* **Entries supplied**:
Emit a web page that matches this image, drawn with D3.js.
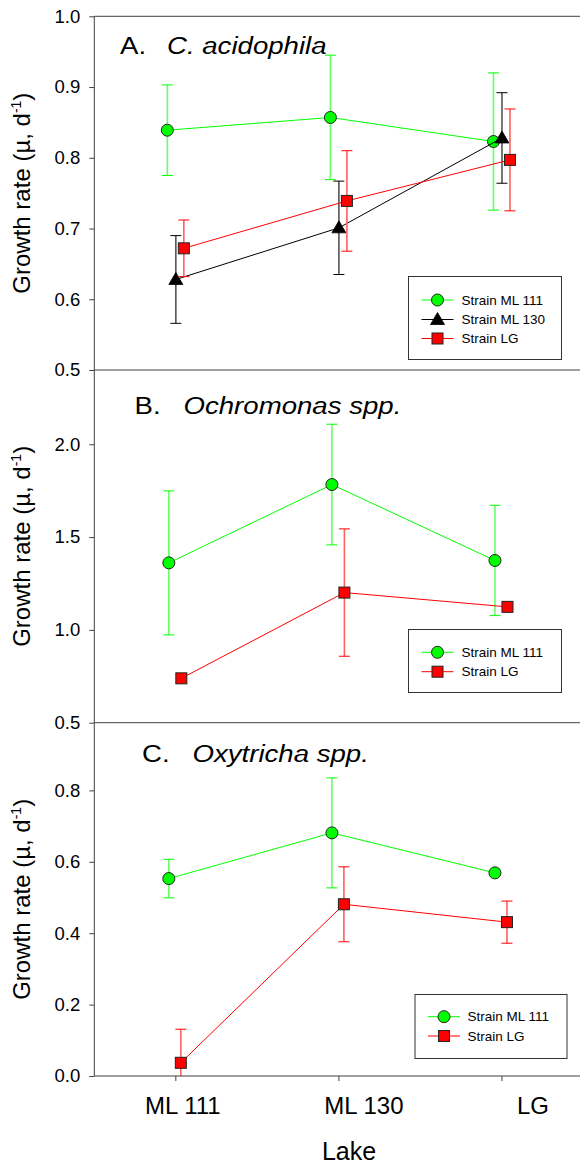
<!DOCTYPE html>
<html>
<head>
<meta charset="utf-8">
<script src="https://cdn.jsdelivr.net/npm/d3@7"></script>
<style>
  html, body { margin: 0; padding: 0; background: #fff; }
  svg { display: block; }
  text { font-family: "Liberation Sans", Arial, sans-serif; fill: #000; }
</style>
</head>
<body>
<svg id="chart" width="580" height="1167"></svg>
<script>
// Lakes (x categories)
const lakes = ["ML 111", "ML 130", "LG"];

// Panel A: C. acidophila — mean growth rate and SD per lake
const aStrainML111 = [0.839, 0.857, 0.823];
const aStrainML111Err = [0.064, 0.088, 0.097];
const aStrainML130 = [0.628, 0.701, 0.828];
const aStrainML130Err = [0.062, 0.066, 0.064];
const aStrainLG = [0.672, 0.739, 0.797];
const aStrainLGErr = [0.040, 0.071, 0.072];

// Panel B: Ochromonas spp.
const bStrainML111 = [1.361, 1.783, 1.374];
const bStrainML111Err = [0.388, 0.325, 0.297];
const bStrainLG = [0.739, 1.201, 1.124];
const bStrainLGErr = [0, 0.343, 0];

// Panel C: Oxytricha spp.
const cStrainML111 = [0.553, 0.681, 0.569];
const cStrainML111Err = [0.054, 0.154, 0];
const cStrainLG = [0.037, 0.481, 0.431];
const cStrainLGErr = [0.094, 0.105, 0.059];

// Y tick values
const aTicks = [0.5, 0.6, 0.7, 0.8, 0.9, 1.0];
const bTicks = [0.5, 1.0, 1.5, 2.0];
const cTicks = [0.0, 0.2, 0.4, 0.6, 0.8];

const svg = d3.select("#chart");
const axisColor = "#404040";

const x = d3.scaleLinear().domain([0.5, 3.5]).range([94.3, 583.5]);
const xLeft = 94.3, xRight = 580;

const styles = {
  ml111: { line: "#00ff00", bar: "#66ff66", fill: "#00ff00", shape: "circle" },
  ml130: { line: "#000000", bar: "#555555", fill: "#000000", shape: "triangle" },
  lg:    { line: "#ff0000", bar: "#ff6060", fill: "#ff0000", shape: "square" }
};

function drawMarker(g, shape, cx, cy, fill) {
  if (shape === "circle") {
    g.append("circle").attr("cx", cx).attr("cy", cy).attr("r", 6)
      .attr("fill", fill).attr("stroke", "#222").attr("stroke-width", 1);
  } else if (shape === "square") {
    g.append("rect").attr("x", cx - 5.5).attr("y", cy - 5.5)
      .attr("width", 11).attr("height", 11)
      .attr("fill", fill).attr("stroke", "#222").attr("stroke-width", 1);
  } else {
    g.append("path")
      .attr("d", `M${cx},${cy - 7}L${cx + 7},${cy + 5}L${cx - 7},${cy + 5}Z`)
      .attr("fill", fill).attr("stroke", "#000").attr("stroke-width", 0.8);
  }
}

function drawPanel(cfg) {
  const y = d3.scaleLinear().domain(cfg.domain).range([cfg.bottom, cfg.yTop]);
  const g = svg.append("g");
  const clipId = "clip-" + cfg.id;
  svg.append("clipPath").attr("id", clipId).append("rect")
    .attr("x", xLeft).attr("y", cfg.frameTop).attr("width", xRight - xLeft)
    .attr("height", cfg.bottom - cfg.frameTop);

  // Frame: top line and left axis with ticks
  g.append("line").attr("x1", xLeft).attr("x2", xRight)
    .attr("y1", cfg.frameTop).attr("y2", cfg.frameTop)
    .attr("stroke", axisColor).attr("stroke-width", 1);

  const yAxis = d3.axisLeft(y).tickValues(cfg.ticks).tickSize(5).tickPadding(9)
    .tickFormat(d3.format(".1f"));
  const ag = g.append("g").attr("transform", `translate(${xLeft},0)`).call(yAxis);
  ag.select(".domain").remove();
  ag.selectAll(".tick line").attr("stroke", axisColor);
  ag.selectAll(".tick text").attr("font-size", 18.5)
    .attr("font-family", "'Liberation Sans', Arial, sans-serif").attr("fill", "#000");
  g.append("line").attr("x1", xLeft).attr("x2", xLeft)
    .attr("y1", cfg.frameTop).attr("y2", cfg.bottom)
    .attr("stroke", axisColor).attr("stroke-width", 1);

  // Panel title: letter plus italic taxon name, set slightly wide
  const sx = 1.15;
  const t = g.append("text")
    .attr("transform", `translate(${cfg.titleX[0]},${cfg.titleY}) scale(${sx},1)`)
    .attr("font-size", 24);
  t.append("tspan").attr("x", 0).text(cfg.letter);
  t.append("tspan").attr("x", (cfg.titleX[1] - cfg.titleX[0]) / sx)
    .attr("font-style", "italic").text(cfg.taxon);

  // Axis title
  const yt = g.append("text")
    .attr("transform", `translate(30,${(cfg.frameTop + cfg.bottom) / 2}) rotate(-90)`)
    .attr("text-anchor", "middle").attr("font-size", 24);
  yt.append("tspan").text("Growth rate (µ, d");
  yt.append("tspan").attr("dy", -9).attr("font-size", 14).text("-1");
  yt.append("tspan").attr("dy", 9).text(")");

  // Series
  const plot = g.append("g").attr("clip-path", `url(#${clipId})`);
  cfg.series.forEach(s => {
    const st = styles[s.key];
    const sg = plot.append("g");
    const pts = s.values.map((v, i) => ({ cx: x(i + 1) + s.dx, v, e: s.err[i] }));
    pts.forEach(p => {
      if (p.e > 0) {
        sg.append("line").attr("x1", p.cx).attr("x2", p.cx)
          .attr("y1", y(p.v - p.e)).attr("y2", y(p.v + p.e))
          .attr("stroke", st.bar).attr("stroke-width", 1.6);
        [p.v - p.e, p.v + p.e].forEach(yy => {
          sg.append("line").attr("x1", p.cx - 5.5).attr("x2", p.cx + 5.5)
            .attr("y1", y(yy)).attr("y2", y(yy))
            .attr("stroke", st.line).attr("stroke-width", 1);
        });
      }
    });
    sg.append("path")
      .attr("d", d3.line().x(p => p.cx).y(p => y(p.v))(pts))
      .attr("fill", "none").attr("stroke", st.line).attr("stroke-width", 1);
    pts.forEach(p => drawMarker(sg, st.shape, p.cx, y(p.v), st.fill));
  });

  // Legend
  const L = cfg.legend;
  const lg = g.append("g");
  lg.append("rect").attr("x", L.x).attr("y", L.y).attr("width", L.w).attr("height", L.h)
    .attr("fill", "#fff").attr("stroke", "#333").attr("stroke-width", 1);
  cfg.series.forEach((s, i) => {
    const st = styles[s.key];
    const ry = L.rowY[i];
    lg.append("line").attr("x1", L.lineX[0]).attr("x2", L.lineX[1])
      .attr("y1", ry).attr("y2", ry).attr("stroke", st.line).attr("stroke-width", 1);
    drawMarker(lg, st.shape, (L.lineX[0] + L.lineX[1]) / 2, ry, st.fill);
    lg.append("text").attr("x", L.textX).attr("y", ry).attr("dy", "0.35em")
      .attr("font-size", 13.5).text(s.label);
  });
  return y;
}

drawPanel({
  id: "a", domain: [0.5, 1.0], yTop: 16.3, frameTop: 16.3, bottom: 370,
  ticks: aTicks, letter: "A.", taxon: "C. acidophila", titleX: [120, 167], titleY: 54,
  series: [
    { key: "ml111", label: "Strain ML 111", values: aStrainML111, err: aStrainML111Err, dx: -8.5 },
    { key: "ml130", label: "Strain ML 130", values: aStrainML130, err: aStrainML130Err, dx: 0 },
    { key: "lg", label: "Strain LG", values: aStrainLG, err: aStrainLGErr, dx: 8 }
  ],
  legend: { x: 408.5, y: 276.5, w: 153, h: 83, rowY: [300, 319.5, 338.5], lineX: [421.5, 453.5], textX: 461.5 }
});

drawPanel({
  id: "b", domain: [0.5, 2.4], yTop: 370, frameTop: 370, bottom: 722.7,
  ticks: bTicks, letter: "B.", taxon: "Ochromonas spp.", titleX: [134.5, 183.5], titleY: 414,
  series: [
    { key: "ml111", label: "Strain ML 111", values: bStrainML111, err: bStrainML111Err, dx: -7 },
    { key: "lg", label: "Strain LG", values: bStrainLG, err: bStrainLGErr, dx: 5.5 }
  ],
  legend: { x: 408.5, y: 629.5, w: 153, h: 63, rowY: [652.3, 671.7], lineX: [421.5, 453.5], textX: 461.5 }
});

drawPanel({
  id: "c", domain: [0.0, 1.0], yTop: 719, frameTop: 722.7, bottom: 1076,
  ticks: cTicks, letter: "C.", taxon: "Oxytricha spp.", titleX: [142, 192.5], titleY: 762,
  series: [
    { key: "ml111", label: "Strain ML 111", values: cStrainML111, err: cStrainML111Err, dx: -7 },
    { key: "lg", label: "Strain LG", values: cStrainLG, err: cStrainLGErr, dx: 5 }
  ],
  legend: { x: 415, y: 994.5, w: 152, h: 64, rowY: [1016.7, 1036], lineX: [428, 460], textX: 467.5 }
});

// Bottom x axis
const labelShift = [7, 25, 31];
const xg = svg.append("g").attr("transform", "translate(0,1076)");
xg.append("line").attr("x1", xLeft).attr("x2", xRight).attr("stroke", axisColor);
lakes.forEach((lake, i) => {
  const px = x(i + 1);
  xg.append("line").attr("x1", px).attr("x2", px).attr("y1", 0).attr("y2", 5)
    .attr("stroke", axisColor);
  xg.append("text").attr("x", px + labelShift[i]).attr("y", 38)
    .attr("text-anchor", "middle").attr("font-size", 24).text(lake);
});
svg.append("text").attr("x", 349).attr("y", 1160).attr("text-anchor", "middle")
  .attr("font-size", 25).text("Lake");
</script>
</body>
</html>
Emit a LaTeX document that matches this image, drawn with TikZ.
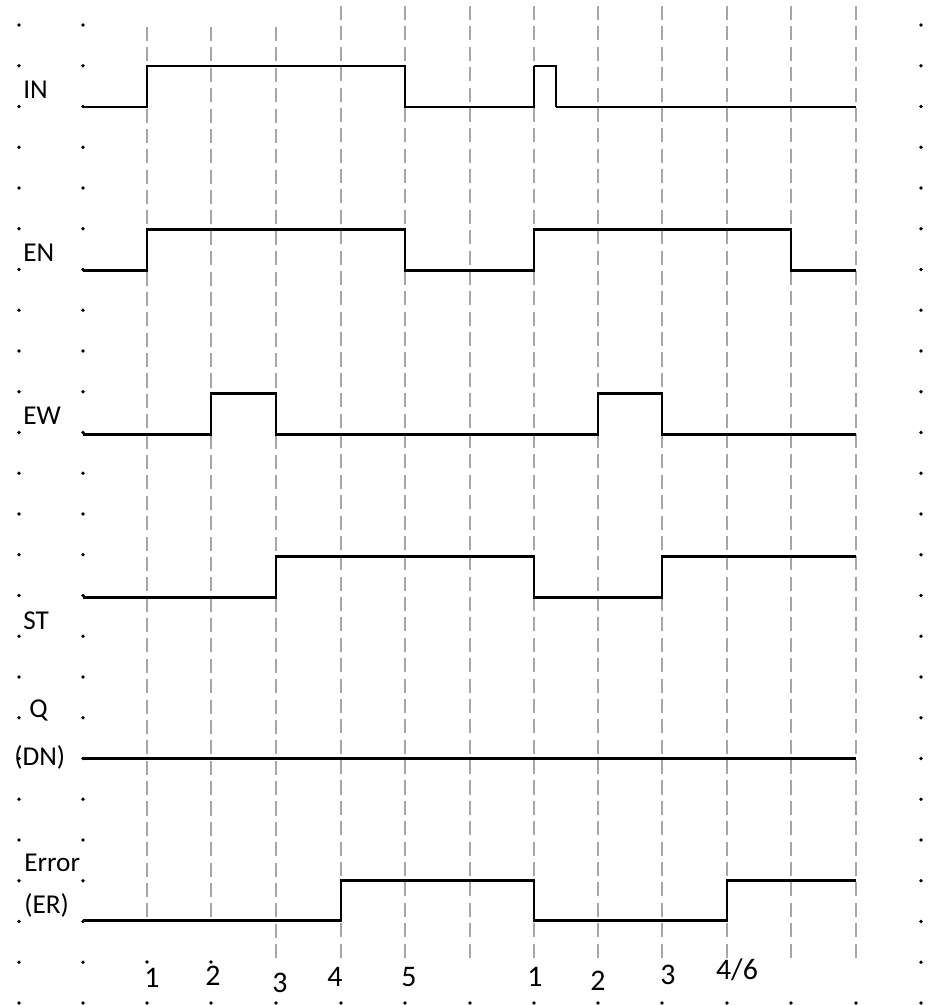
\documentclass[tikz,border=0pt]{standalone}
\usepackage{fontspec}
\setmainfont{Carlito}
\begin{document}
\begin{tikzpicture}[x=0.02cm,y=-0.02cm,
  sig/.style={line width=1.7pt,black,line join=miter},
  thinsig/.style={line width=0.9pt,black,line join=miter},
  grid/.style={draw=black!35,line width=1.2pt,dash pattern=on 8pt off 3.6pt},
  dotmark/.style={fill=black,draw=none},
  lbl/.style={anchor=west,inner sep=0pt,font=\fontsize{15.5}{17}\selectfont},
  num/.style={inner sep=0pt,font=\fontsize{17}{18}\selectfont}]
\useasboundingbox (0,0) rectangle (935,1005);
% dot grid
\foreach \r in {0,...,24}{
  \pgfmathsetmacro{\yy}{25+\r*40.75}
  \fill[dotmark] (19,\yy) circle (1.8);
  \fill[dotmark] (83,\yy) circle (1.8);
  \fill[dotmark] (921,\yy) circle (1.8);
}
\foreach \x in {147,211,276,341,405,470,534,598,662,727,791,856}{
  \fill[dotmark] (\x,1003) circle (1.8);
}
\fill[dotmark] (147,962) circle (1.8);
\fill[dotmark] (211,962) circle (1.8);
% dashed time lines
\foreach \x in {147,211}{\draw[grid] (\x,27) -- (\x,920);}
\draw[grid] (276,27) -- (276,960);
\foreach \x in {341,405,470,534,598,662,727,791,856}{\draw[grid] (\x,6) -- (\x,960);}
% signals
\draw[sig] (83,107) -- (147,107) -- (147,66) -- (405,66) -- (405,107) -- (534,107) -- (534,66);
\draw[thinsig] (534,66) -- (556,66) -- (556,107);
\draw[sig] (556,107) -- (856,107);
\draw[sig] (83,270) -- (147,270) -- (147,229) -- (405,229) -- (405,270) -- (534,270) -- (534,229) -- (791,229) -- (791,270) -- (856,270);
\draw[sig] (83,434) -- (211,434) -- (211,393) -- (276,393) -- (276,434) -- (598,434) -- (598,393) -- (662,393) -- (662,434) -- (856,434);
\draw[sig] (83,597) -- (276,597) -- (276,556) -- (534,556) -- (534,597) -- (662,597) -- (662,556) -- (856,556);
\draw[sig] (83,758) -- (856,758);
\draw[sig] (83,920) -- (341,920) -- (341,880) -- (534,880) -- (534,920) -- (727,920) -- (727,880) -- (856,880);
% labels
\node[lbl] (lin) at (23,90) {IN};
\node[lbl] (len) at (23,253) {EN};
\node[lbl] (lew) at (23,416) {EW};
\node[lbl] (lst) at (23,621) {ST};
\node[lbl] (lq) at (29,710) {Q};
\node[lbl] (ldn) at (14,757) {(DN)};
\node[lbl] (lerr) at (24,863) {Error};
\node[lbl] (ler) at (24,905) {(ER)};
% time numbers
\node[num] (t1) at (152,978) {1};
\node[num] (t2) at (213,976) {2};
\node[num] (t3) at (280,983) {3};
\node[num] (t4) at (335,977) {4};
\node[num] (t5) at (409,977) {5};
\node[num] (u1) at (535,977) {1};
\node[num] (u2) at (598,981) {2};
\node[num] (u3) at (668,975) {3};
\node[num] (u4) at (737,970) {4/6};
\end{tikzpicture}
\end{document}
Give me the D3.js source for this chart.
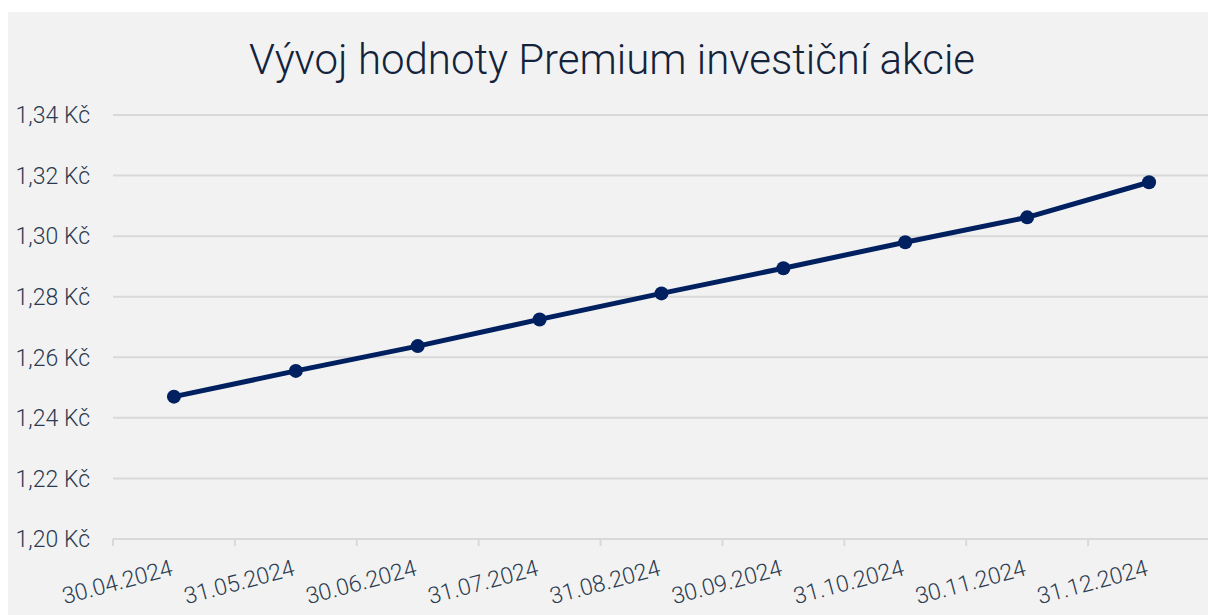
<!DOCTYPE html>
<html>
<head>
<meta charset="utf-8">
<script src="https://cdn.jsdelivr.net/npm/d3@7"></script>
<style>
  body { margin: 0; background: #fff; }
  svg { display: block; font-family: Roboto, sans-serif; }
</style>
</head>
<body>
<script>
const title = 'Vývoj hodnoty Premium investiční akcie'
const dates = ['30.04.2024','31.05.2024','30.06.2024','31.07.2024','31.08.2024','30.09.2024','31.10.2024','30.11.2024','31.12.2024']
const values = [1.2470,1.2555,1.2637,1.2725,1.2811,1.2894,1.2980,1.3062,1.3178]
const yTicks = [1.20,1.22,1.24,1.26,1.28,1.30,1.32,1.34]

const width = 1208, height = 615
const svg = d3.select('body').append('svg')
  .attr('width', width)
  .attr('height', height)

svg.append('rect')
  .attr('x', 8).attr('y', 12)
  .attr('width', width - 8).attr('height', height - 12)
  .attr('fill', '#f2f2f2')

const x = d3.scaleBand().domain(dates).range([113, 1210])
const y = d3.scaleLinear().domain([1.20, 1.34]).range([539, 115])

svg.append('text')
  .attr('x', 612).attr('y', 74)
  .attr('text-anchor', 'middle')
  .attr('font-size', 42)
  .attr('font-weight', 300)
  .attr('fill', '#13233c')
  .text(title)

// grid + y labels
const grid = svg.append('g')
grid.selectAll('line')
  .data(yTicks)
  .join('line')
  .attr('x1', 113).attr('x2', width)
  .attr('y1', d => y(d)).attr('y2', d => y(d))
  .attr('stroke', '#d9d9d9')
  .attr('stroke-width', 2)

grid.selectAll('text')
  .data(yTicks)
  .join('text')
  .attr('x', 90)
  .attr('y', d => y(d))
  .attr('dy', '0.36em')
  .attr('text-anchor', 'end')
  .attr('font-size', 23)
  .attr('font-weight', 300)
  .attr('fill', '#2a3a50')
  .text(d => d.toFixed(2).replace('.', ',') + ' Kč')

// x ticks at band edges
svg.append('g').selectAll('line')
  .data(dates)
  .join('line')
  .attr('x1', d => x(d)).attr('x2', d => x(d))
  .attr('y1', y(1.20)).attr('y2', y(1.20) + 7)
  .attr('stroke', '#d9d9d9')
  .attr('stroke-width', 2)

svg.append('g').selectAll('text')
  .data(dates)
  .join('text')
  .attr('transform', d => `translate(${x(d) + x.bandwidth()/2},575) rotate(-15)`)
  .attr('text-anchor', 'end')
  .attr('font-size', 23)
  .attr('font-weight', 300)
  .attr('fill', '#2a3a50')
  .text(d => d)

const line = d3.line()
  .x((d, i) => x(dates[i]) + x.bandwidth()/2)
  .y(d => y(d))

svg.append('path')
  .datum(values)
  .attr('d', line)
  .attr('fill', 'none')
  .attr('stroke', '#002060')
  .attr('stroke-width', 5)
  .attr('stroke-linejoin', 'round')

svg.append('g').selectAll('circle')
  .data(values)
  .join('circle')
  .attr('cx', (d, i) => x(dates[i]) + x.bandwidth()/2)
  .attr('cy', d => y(d))
  .attr('r', 7)
  .attr('fill', '#002060')
</script>
</body>
</html>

* **What needs to be done**:
Select, from the listing, all lines that include the word "with".

* **Response**:
Emit a web page that matches this image, drawn with D3.js.
  // Frame: top line and left axis with ticks
Emit a LaTeX document that matches this image, drawn with TikZ.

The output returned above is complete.